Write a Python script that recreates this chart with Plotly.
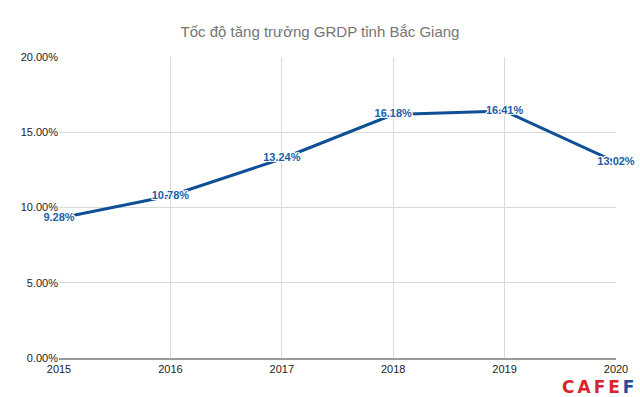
import plotly.graph_objects as go

years = [2015, 2016, 2017, 2018, 2019, 2020]
growth = [9.28, 10.78, 13.24, 16.18, 16.41, 13.02]
labels = ["9.28%", "10.78%", "13.24%", "16.18%", "16.41%", "13.02%"]
y_ticks = [0, 5, 10, 15, 20]
y_tick_text = ["0.00%", "5.00%", "10.00%", "15.00%", "20.00%"]

halo = "-1px -1px 0 #fff, 1px -1px 0 #fff, -1px 1px 0 #fff, 1px 1px 0 #fff, 0 1px 0 #fff, 0 -1px 0 #fff, 1px 0 0 #fff, -1px 0 0 #fff"

fig = go.Figure()
fig.add_trace(go.Scatter(
    x=years, y=growth, mode="lines+text",
    line=dict(color="#0f4f95", width=3),
    text=labels, textposition="middle center",
    textfont=dict(family="Liberation Sans, Arial, sans-serif", size=11,
                  color="#1b5ea7", weight="bold", shadow=halo),
    cliponaxis=False, hoverinfo="skip", showlegend=False,
))

fig.update_layout(
    width=640, height=397,
    margin=dict(l=59, r=20, t=57, b=39),
    paper_bgcolor="white", plot_bgcolor="white",
    title=dict(text="Tốc độ tăng trưởng GRDP tỉnh Bắc Giang",
               x=0.5, xanchor="center", y=1 - 32/397, yanchor="middle",
               font=dict(family="Liberation Sans, Arial, sans-serif", size=15, color="#757575")),
    xaxis=dict(range=[2015, 2020], tickvals=years, ticktext=[str(y) for y in years],
               showgrid=True, gridcolor="#d9d9d9", gridwidth=1,
               showline=True, linecolor="#999999", linewidth=1.5,
               ticks="", zeroline=False,
               tickfont=dict(family="Liberation Sans, Arial, sans-serif", size=11, color="#222222")),
    yaxis=dict(range=[0, 20], tickvals=y_ticks, ticktext=y_tick_text,
               showgrid=True, gridcolor="#d9d9d9", gridwidth=1,
               zeroline=False, showline=False, ticks="",
               tickfont=dict(family="Liberation Sans, Arial, sans-serif", size=11, color="#222222")),
    annotations=[dict(
        text="<b><span style='color:#d7262d;letter-spacing:3px'>CAFE</span><span style='color:#1d4f9c'>F</span></b>",
        xref="paper", yref="paper", x=1.0 + 20/561, y=0, xanchor="right", yanchor="middle",
        yshift=-29, showarrow=False,
        font=dict(family="DejaVu Sans, sans-serif", size=17, weight=900),
    )],
)

fig.write_html("out.html", config={"displayModeBar": False},
               post_script="document.body.style.margin='0';document.body.style.overflow='hidden';")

☆ ☆ ☆

• REQUIREMENTS
Transcribe the material exactly, keeping every word and none of the pictures.

• RESULT FOR THIS EXERCISE
Write a Python script that recreates this chart with Plotly.
import plotly.graph_objects as go

years = [2015, 2016, 2017, 2018, 2019, 2020]
growth = [9.28, 10.78, 13.24, 16.18, 16.41, 13.02]
labels = ["9.28%", "10.78%", "13.24%", "16.18%", "16.41%", "13.02%"]
y_ticks = [0, 5, 10, 15, 20]
y_tick_text = ["0.00%", "5.00%", "10.00%", "15.00%", "20.00%"]

halo = "-1px -1px 0 #fff, 1px -1px 0 #fff, -1px 1px 0 #fff, 1px 1px 0 #fff, 0 1px 0 #fff, 0 -1px 0 #fff, 1px 0 0 #fff, -1px 0 0 #fff"

fig = go.Figure()
fig.add_trace(go.Scatter(
    x=years, y=growth, mode="lines+text",
    line=dict(color="#0f4f95", width=3),
    text=labels, textposition="middle center",
    textfont=dict(family="Liberation Sans, Arial, sans-serif", size=11,
                  color="#1b5ea7", weight="bold", shadow=halo),
    cliponaxis=False, hoverinfo="skip", showlegend=False,
))

fig.update_layout(
    width=640, height=397,
    margin=dict(l=59, r=20, t=57, b=39),
    paper_bgcolor="white", plot_bgcolor="white",
    title=dict(text="Tốc độ tăng trưởng GRDP tỉnh Bắc Giang",
               x=0.5, xanchor="center", y=1 - 32/397, yanchor="middle",
               font=dict(family="Liberation Sans, Arial, sans-serif", size=15, color="#757575")),
    xaxis=dict(range=[2015, 2020], tickvals=years, ticktext=[str(y) for y in years],
               showgrid=True, gridcolor="#d9d9d9", gridwidth=1,
               showline=True, linecolor="#999999", linewidth=1.5,
               ticks="", zeroline=False,
               tickfont=dict(family="Liberation Sans, Arial, sans-serif", size=11, color="#222222")),
    yaxis=dict(range=[0, 20], tickvals=y_ticks, ticktext=y_tick_text,
               showgrid=True, gridcolor="#d9d9d9", gridwidth=1,
               zeroline=False, showline=False, ticks="",
               tickfont=dict(family="Liberation Sans, Arial, sans-serif", size=11, color="#222222")),
    annotations=[dict(
        text="<b><span style='color:#d7262d;letter-spacing:3px'>CAFE</span><span style='color:#1d4f9c'>F</span></b>",
        xref="paper", yref="paper", x=1.0 + 20/561, y=0, xanchor="right", yanchor="middle",
        yshift=-29, showarrow=False,
        font=dict(family="DejaVu Sans, sans-serif", size=17, weight=900),
    )],
)

fig.write_html("out.html", config={"displayModeBar": False},
               post_script="document.body.style.margin='0';document.body.style.overflow='hidden';")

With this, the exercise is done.